A key part of data QA debugging is to identify whether the core problem is a CCD / raw data corruption issue, or a processing issue. If a processing issue, identify what is the first step where the problem appears. Viewing [s]frame files and sky files (and cframe and fluxcalib) with ds9 is a remarkably useful tool for quickly identifying if the problem is constant with wavelength (vertical features), constant with CCD row (curved features), and/or isolated to a few spectra or many and how they are grouped.

In this case I fairly quickly identified the problem as sky subtraction or non-uniform scattered/contamination light, but I chased several false leads (red LED, bright star) on the way to the final solution. In the end, it appears that non-uniform H-alpha etc lines was triggering a broader sky subtraction bug that led to the redrock z~4.3 failures.

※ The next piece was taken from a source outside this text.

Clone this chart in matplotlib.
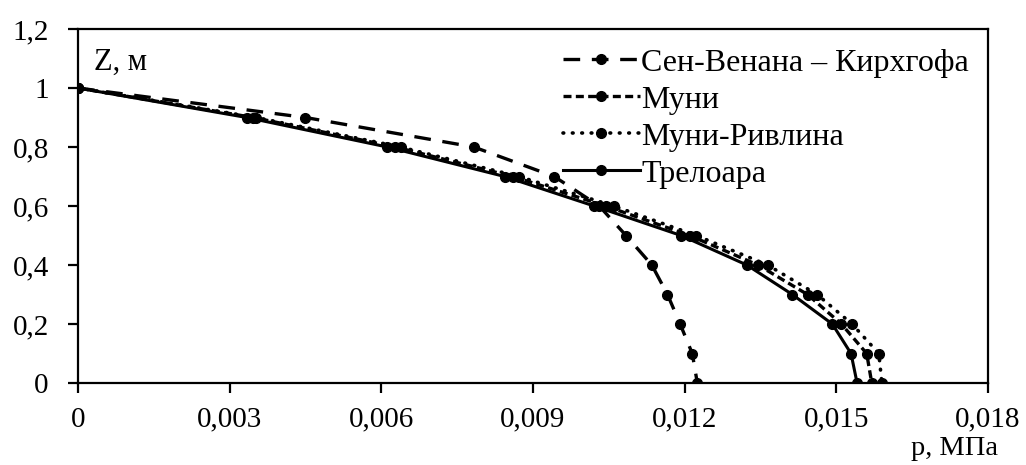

Appendix: sky line residuals vs. xy

Although the problem didn't turn out to be light contamination from a red LED, something is still going on with those mis-subtracted sky lines. I made an updated version of the above "blat vs. xy" code with a much narrower wavelength slice focusing on individual lines:

sky 6563 vs. xy

For a few particular lines, there is clear structure on the focal plane that current sky subtraction can't model.

Appendix: Bright star

The problem also wasn't from a bright star, but a few tips for how to investigate that:

Grabbing ra=48.357, dec=-6.56 from the original QA plot, we can go to the legacy surveys viewer and turn on the DESI footprint, DESI fibers, and Bright Stars:

https://www.legacysurvey.org/viewer?ra=48.357&dec=-6.56&layer=ls-dr9&zoom=12

HR 983 is a 6th magnitude star near fiber 3348.